══ Material to process
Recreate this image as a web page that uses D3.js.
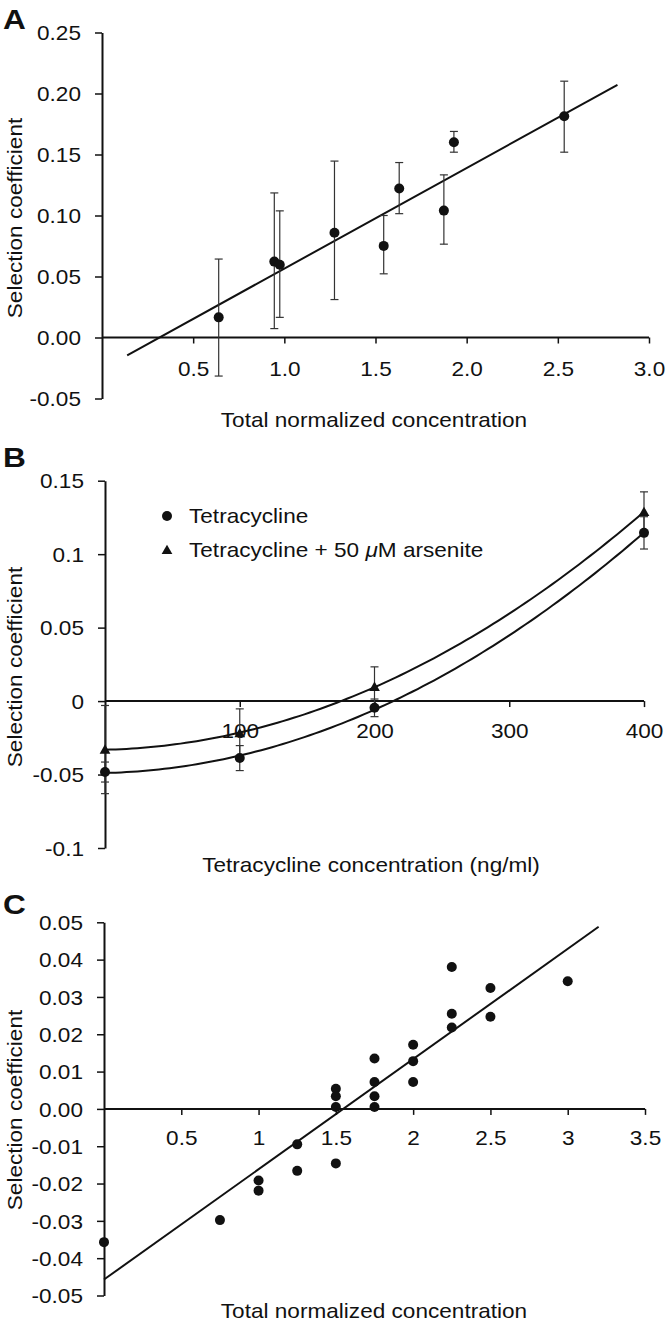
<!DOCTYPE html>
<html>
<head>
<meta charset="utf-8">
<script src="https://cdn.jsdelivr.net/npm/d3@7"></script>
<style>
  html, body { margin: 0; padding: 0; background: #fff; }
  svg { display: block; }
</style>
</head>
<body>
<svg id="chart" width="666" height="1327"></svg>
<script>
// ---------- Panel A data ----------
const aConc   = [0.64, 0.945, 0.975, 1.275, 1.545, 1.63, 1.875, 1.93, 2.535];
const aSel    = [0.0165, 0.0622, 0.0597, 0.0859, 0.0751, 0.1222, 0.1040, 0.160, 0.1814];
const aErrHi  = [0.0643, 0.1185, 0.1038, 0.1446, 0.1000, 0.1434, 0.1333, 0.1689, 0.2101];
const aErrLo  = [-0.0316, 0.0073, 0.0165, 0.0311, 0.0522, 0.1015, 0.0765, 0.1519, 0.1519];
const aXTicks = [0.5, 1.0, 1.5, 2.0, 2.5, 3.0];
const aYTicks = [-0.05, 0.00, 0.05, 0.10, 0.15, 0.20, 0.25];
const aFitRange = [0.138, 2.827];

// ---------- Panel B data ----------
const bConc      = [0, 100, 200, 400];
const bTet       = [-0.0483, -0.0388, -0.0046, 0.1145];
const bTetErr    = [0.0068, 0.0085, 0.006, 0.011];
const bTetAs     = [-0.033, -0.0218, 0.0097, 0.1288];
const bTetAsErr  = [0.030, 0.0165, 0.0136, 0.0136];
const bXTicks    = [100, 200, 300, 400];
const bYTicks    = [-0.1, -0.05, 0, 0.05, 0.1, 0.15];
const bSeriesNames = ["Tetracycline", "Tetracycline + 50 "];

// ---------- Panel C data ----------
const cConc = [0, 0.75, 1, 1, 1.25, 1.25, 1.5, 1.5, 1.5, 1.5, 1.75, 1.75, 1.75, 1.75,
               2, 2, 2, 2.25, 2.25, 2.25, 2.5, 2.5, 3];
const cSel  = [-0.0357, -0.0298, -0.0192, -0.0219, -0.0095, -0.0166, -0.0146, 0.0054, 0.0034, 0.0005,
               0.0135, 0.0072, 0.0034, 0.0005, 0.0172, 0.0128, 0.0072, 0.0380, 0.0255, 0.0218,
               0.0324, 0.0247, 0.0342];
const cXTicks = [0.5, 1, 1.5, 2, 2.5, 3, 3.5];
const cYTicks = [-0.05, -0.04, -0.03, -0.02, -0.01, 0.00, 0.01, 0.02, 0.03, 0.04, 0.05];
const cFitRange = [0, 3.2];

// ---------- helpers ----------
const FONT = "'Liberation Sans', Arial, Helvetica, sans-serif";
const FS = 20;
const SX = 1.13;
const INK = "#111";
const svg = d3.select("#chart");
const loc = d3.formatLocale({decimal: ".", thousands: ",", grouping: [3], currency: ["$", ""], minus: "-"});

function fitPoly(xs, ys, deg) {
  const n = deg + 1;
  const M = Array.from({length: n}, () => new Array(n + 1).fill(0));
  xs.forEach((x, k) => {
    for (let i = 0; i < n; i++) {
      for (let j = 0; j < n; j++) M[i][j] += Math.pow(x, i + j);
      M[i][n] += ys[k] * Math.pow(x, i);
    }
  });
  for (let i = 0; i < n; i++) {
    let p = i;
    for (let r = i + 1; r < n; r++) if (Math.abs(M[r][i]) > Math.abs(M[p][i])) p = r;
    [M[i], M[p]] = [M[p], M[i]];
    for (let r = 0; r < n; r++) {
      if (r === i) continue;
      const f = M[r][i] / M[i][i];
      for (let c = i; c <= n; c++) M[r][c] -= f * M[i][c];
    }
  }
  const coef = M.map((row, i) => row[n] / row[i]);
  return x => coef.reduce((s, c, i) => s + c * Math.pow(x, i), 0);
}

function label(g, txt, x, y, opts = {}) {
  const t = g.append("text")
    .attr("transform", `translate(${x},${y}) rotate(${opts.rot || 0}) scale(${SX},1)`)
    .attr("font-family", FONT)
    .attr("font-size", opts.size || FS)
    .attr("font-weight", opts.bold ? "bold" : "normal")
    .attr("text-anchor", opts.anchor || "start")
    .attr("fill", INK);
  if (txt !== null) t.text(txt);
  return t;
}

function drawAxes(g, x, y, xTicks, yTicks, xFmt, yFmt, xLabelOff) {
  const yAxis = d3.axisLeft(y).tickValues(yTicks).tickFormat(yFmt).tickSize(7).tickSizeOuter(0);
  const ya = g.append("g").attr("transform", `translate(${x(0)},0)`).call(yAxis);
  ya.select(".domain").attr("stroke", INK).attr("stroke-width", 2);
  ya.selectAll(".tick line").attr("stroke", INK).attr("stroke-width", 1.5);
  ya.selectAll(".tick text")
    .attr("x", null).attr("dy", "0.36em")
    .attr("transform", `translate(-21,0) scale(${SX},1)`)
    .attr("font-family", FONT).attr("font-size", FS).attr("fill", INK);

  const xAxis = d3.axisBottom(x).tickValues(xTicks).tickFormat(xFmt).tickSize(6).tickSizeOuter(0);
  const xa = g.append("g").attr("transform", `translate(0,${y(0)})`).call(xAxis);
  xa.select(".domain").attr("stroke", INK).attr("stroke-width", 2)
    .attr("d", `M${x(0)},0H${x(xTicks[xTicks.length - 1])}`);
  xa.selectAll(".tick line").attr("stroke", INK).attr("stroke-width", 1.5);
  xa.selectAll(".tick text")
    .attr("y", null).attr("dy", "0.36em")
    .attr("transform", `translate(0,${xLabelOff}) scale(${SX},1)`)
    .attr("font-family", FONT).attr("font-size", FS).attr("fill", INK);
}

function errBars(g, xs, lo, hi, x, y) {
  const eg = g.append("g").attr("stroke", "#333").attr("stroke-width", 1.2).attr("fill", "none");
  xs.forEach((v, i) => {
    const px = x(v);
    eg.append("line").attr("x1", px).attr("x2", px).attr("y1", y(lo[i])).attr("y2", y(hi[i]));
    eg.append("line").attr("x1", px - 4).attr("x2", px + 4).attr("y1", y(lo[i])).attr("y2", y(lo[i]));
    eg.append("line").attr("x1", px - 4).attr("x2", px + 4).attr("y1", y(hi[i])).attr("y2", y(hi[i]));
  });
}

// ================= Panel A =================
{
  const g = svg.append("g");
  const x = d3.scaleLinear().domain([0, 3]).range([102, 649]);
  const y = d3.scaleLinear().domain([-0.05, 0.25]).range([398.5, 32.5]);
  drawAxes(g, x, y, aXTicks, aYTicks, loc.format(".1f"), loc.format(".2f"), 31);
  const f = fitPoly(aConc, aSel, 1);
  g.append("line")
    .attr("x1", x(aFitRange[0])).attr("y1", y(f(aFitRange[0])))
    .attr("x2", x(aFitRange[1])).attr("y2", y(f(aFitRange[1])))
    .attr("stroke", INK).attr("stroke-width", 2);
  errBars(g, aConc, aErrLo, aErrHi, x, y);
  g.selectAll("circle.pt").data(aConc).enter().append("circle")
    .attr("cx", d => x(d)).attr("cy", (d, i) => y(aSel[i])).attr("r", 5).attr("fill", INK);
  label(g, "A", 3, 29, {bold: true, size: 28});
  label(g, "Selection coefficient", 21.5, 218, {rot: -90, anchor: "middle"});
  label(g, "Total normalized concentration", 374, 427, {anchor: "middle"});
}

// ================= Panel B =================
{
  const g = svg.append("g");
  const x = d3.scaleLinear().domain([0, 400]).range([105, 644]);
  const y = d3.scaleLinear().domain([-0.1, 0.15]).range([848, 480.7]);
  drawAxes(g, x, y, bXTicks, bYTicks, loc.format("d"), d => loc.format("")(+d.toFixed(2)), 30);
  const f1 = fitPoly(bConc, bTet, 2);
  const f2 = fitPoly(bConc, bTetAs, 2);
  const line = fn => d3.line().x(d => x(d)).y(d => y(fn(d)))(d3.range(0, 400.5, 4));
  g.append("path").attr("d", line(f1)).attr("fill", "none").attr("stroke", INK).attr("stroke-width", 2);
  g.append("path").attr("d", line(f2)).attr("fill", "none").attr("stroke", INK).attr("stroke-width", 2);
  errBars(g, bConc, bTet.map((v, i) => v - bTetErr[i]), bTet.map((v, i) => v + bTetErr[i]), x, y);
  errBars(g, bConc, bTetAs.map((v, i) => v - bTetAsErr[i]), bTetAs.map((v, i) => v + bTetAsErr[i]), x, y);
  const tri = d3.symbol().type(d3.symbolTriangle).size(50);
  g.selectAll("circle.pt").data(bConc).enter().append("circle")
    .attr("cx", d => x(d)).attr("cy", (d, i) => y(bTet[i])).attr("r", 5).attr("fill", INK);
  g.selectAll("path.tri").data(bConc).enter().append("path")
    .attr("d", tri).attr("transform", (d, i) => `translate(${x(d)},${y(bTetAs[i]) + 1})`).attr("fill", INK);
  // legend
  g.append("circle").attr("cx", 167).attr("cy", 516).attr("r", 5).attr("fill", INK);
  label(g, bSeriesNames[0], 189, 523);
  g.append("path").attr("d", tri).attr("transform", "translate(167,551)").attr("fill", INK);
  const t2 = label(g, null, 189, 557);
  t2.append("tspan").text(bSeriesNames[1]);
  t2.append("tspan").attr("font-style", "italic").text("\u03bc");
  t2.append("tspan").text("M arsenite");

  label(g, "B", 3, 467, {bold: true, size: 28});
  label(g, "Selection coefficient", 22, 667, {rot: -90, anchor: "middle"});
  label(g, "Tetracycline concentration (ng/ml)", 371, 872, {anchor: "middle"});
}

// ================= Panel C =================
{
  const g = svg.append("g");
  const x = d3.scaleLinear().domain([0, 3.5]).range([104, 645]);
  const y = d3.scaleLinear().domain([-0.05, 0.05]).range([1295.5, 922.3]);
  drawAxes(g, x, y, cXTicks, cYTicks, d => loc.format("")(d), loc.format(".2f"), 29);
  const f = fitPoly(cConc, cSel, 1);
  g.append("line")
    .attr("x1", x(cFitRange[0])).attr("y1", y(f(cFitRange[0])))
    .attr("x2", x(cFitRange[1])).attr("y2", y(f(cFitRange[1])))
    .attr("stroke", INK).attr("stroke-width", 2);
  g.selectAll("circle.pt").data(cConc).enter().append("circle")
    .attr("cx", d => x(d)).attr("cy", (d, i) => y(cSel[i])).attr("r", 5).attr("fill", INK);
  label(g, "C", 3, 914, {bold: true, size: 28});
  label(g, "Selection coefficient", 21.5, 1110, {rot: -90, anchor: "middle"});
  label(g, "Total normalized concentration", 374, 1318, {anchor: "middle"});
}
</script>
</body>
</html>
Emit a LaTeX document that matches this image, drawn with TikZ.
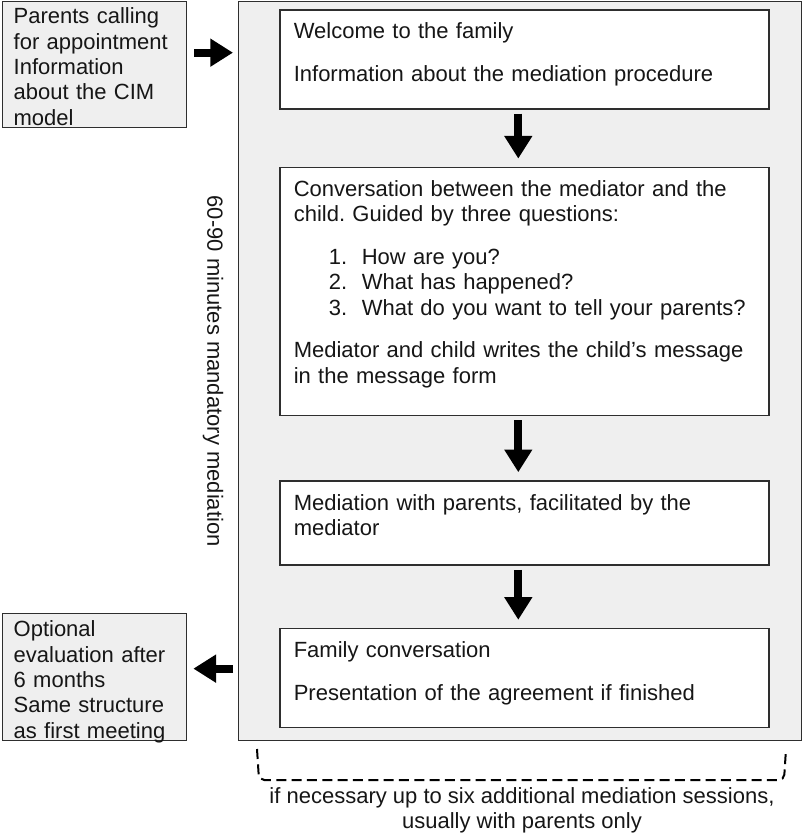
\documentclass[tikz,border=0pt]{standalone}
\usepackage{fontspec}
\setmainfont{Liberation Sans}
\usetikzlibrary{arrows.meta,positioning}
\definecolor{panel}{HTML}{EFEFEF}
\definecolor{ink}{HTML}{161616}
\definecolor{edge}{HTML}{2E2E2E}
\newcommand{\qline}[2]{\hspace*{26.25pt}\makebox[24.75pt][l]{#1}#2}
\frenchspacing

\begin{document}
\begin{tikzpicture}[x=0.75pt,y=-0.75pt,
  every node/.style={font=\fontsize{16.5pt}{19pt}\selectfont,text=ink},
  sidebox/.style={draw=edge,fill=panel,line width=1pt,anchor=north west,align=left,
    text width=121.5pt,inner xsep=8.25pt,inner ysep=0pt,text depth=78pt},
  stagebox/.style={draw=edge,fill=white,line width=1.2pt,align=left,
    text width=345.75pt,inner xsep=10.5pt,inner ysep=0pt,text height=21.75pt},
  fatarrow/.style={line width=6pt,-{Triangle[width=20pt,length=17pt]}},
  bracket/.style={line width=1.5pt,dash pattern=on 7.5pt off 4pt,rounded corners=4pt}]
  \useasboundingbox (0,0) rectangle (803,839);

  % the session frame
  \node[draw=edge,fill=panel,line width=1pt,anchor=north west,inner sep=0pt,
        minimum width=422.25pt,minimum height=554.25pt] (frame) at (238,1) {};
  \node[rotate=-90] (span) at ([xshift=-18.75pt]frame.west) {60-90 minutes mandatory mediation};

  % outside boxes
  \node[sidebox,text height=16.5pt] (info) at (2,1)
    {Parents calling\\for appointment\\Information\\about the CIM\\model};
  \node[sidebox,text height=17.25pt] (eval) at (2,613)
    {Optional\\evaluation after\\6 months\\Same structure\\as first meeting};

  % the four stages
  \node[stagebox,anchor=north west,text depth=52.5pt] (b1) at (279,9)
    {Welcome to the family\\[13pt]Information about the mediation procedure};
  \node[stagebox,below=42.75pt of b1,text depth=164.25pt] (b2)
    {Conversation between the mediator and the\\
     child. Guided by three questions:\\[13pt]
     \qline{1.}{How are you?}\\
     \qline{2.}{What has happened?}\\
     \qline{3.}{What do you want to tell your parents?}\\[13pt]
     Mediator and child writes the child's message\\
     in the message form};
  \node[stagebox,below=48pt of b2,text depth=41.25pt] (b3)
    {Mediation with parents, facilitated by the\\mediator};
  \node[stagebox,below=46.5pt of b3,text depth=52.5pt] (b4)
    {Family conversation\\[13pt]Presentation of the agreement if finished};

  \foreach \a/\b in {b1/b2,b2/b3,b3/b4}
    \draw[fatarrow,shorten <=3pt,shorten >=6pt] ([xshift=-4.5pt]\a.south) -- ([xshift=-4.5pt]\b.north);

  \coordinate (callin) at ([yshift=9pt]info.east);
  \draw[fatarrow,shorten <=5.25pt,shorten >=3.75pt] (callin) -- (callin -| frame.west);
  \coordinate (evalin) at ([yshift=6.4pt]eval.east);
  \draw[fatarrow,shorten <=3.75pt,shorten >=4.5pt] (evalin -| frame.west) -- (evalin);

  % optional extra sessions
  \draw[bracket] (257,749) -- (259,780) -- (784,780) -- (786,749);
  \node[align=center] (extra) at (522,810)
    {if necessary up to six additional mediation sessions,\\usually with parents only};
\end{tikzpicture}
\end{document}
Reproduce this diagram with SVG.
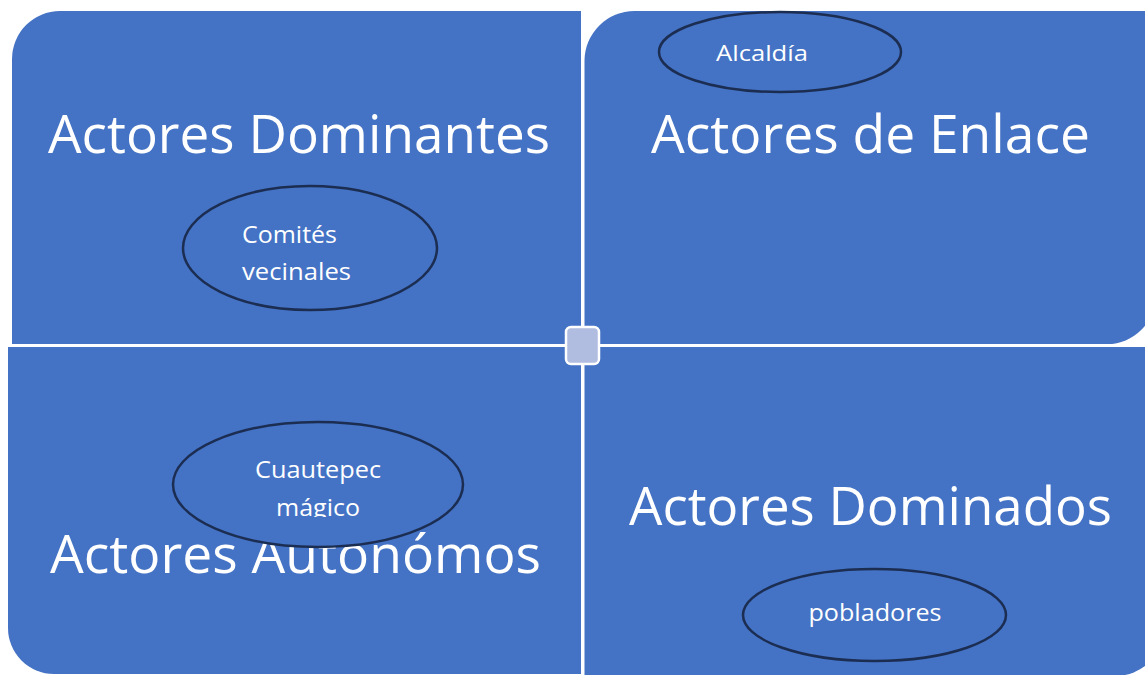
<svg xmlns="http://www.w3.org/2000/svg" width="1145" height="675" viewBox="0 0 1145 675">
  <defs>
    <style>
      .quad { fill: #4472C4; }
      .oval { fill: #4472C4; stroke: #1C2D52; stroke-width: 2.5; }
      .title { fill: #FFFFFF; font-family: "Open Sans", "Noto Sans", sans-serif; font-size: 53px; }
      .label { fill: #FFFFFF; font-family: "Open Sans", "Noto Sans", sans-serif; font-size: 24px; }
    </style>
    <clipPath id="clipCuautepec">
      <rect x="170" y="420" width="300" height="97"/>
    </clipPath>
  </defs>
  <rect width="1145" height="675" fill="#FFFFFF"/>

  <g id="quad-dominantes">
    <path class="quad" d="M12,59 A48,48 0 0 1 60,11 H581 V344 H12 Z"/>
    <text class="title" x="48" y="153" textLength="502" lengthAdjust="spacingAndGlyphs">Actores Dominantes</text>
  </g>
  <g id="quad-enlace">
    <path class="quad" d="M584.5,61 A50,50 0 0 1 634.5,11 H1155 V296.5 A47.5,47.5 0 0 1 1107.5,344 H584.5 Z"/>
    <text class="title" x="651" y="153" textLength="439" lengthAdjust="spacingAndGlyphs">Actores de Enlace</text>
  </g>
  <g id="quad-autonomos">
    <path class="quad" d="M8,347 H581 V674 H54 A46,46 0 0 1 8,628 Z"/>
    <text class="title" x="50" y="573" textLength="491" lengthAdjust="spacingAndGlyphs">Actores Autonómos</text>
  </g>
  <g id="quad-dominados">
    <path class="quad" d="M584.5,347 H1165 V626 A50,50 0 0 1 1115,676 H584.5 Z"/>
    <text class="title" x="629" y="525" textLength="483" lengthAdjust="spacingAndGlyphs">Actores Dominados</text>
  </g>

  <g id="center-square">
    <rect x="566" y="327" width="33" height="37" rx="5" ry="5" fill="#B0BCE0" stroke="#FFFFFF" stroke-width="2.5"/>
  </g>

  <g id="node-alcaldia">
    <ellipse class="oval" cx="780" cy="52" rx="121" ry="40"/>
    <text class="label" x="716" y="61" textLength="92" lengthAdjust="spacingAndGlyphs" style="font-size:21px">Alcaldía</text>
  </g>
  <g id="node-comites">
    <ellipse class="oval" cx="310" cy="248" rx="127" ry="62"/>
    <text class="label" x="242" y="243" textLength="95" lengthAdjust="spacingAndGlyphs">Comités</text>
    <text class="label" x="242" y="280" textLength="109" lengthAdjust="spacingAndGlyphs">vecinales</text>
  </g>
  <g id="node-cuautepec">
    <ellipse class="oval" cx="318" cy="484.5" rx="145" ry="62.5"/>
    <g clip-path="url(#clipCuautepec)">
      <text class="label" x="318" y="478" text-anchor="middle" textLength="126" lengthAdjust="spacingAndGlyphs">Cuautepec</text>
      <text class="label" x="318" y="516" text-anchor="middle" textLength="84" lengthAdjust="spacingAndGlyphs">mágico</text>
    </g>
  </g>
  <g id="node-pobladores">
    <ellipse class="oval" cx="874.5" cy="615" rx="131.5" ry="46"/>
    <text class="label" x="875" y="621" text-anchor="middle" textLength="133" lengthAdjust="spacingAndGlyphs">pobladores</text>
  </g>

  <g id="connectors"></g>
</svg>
════
▶ The problem:
Every line from the top of the entries through the line that holds "const cFitRange = [0, 3.2];" is to be quoted exactly, please, and nothing else; omit the pictures.

▶ Solution:
Recreate this image as a web page that uses D3.js.
<!DOCTYPE html>
<html>
<head>
<meta charset="utf-8">
<script src="https://cdn.jsdelivr.net/npm/d3@7"></script>
<style>
  html, body { margin: 0; padding: 0; background: #fff; }
  svg { display: block; }
</style>
</head>
<body>
<svg id="chart" width="666" height="1327"></svg>
<script>
// ---------- Panel A data ----------
const aConc   = [0.64, 0.945, 0.975, 1.275, 1.545, 1.63, 1.875, 1.93, 2.535];
const aSel    = [0.0165, 0.0622, 0.0597, 0.0859, 0.0751, 0.1222, 0.1040, 0.160, 0.1814];
const aErrHi  = [0.0643, 0.1185, 0.1038, 0.1446, 0.1000, 0.1434, 0.1333, 0.1689, 0.2101];
const aErrLo  = [-0.0316, 0.0073, 0.0165, 0.0311, 0.0522, 0.1015, 0.0765, 0.1519, 0.1519];
const aXTicks = [0.5, 1.0, 1.5, 2.0, 2.5, 3.0];
const aYTicks = [-0.05, 0.00, 0.05, 0.10, 0.15, 0.20, 0.25];
const aFitRange = [0.138, 2.827];

// ---------- Panel B data ----------
const bConc      = [0, 100, 200, 400];
const bTet       = [-0.0483, -0.0388, -0.0046, 0.1145];
const bTetErr    = [0.0068, 0.0085, 0.006, 0.011];
const bTetAs     = [-0.033, -0.0218, 0.0097, 0.1288];
const bTetAsErr  = [0.030, 0.0165, 0.0136, 0.0136];
const bXTicks    = [100, 200, 300, 400];
const bYTicks    = [-0.1, -0.05, 0, 0.05, 0.1, 0.15];
const bSeriesNames = ["Tetracycline", "Tetracycline + 50 "];

// ---------- Panel C data ----------
const cConc = [0, 0.75, 1, 1, 1.25, 1.25, 1.5, 1.5, 1.5, 1.5, 1.75, 1.75, 1.75, 1.75,
               2, 2, 2, 2.25, 2.25, 2.25, 2.5, 2.5, 3];
const cSel  = [-0.0357, -0.0298, -0.0192, -0.0219, -0.0095, -0.0166, -0.0146, 0.0054, 0.0034, 0.0005,
               0.0135, 0.0072, 0.0034, 0.0005, 0.0172, 0.0128, 0.0072, 0.0380, 0.0255, 0.0218,
               0.0324, 0.0247, 0.0342];
const cXTicks = [0.5, 1, 1.5, 2, 2.5, 3, 3.5];
const cYTicks = [-0.05, -0.04, -0.03, -0.02, -0.01, 0.00, 0.01, 0.02, 0.03, 0.04, 0.05];
const cFitRange = [0, 3.2];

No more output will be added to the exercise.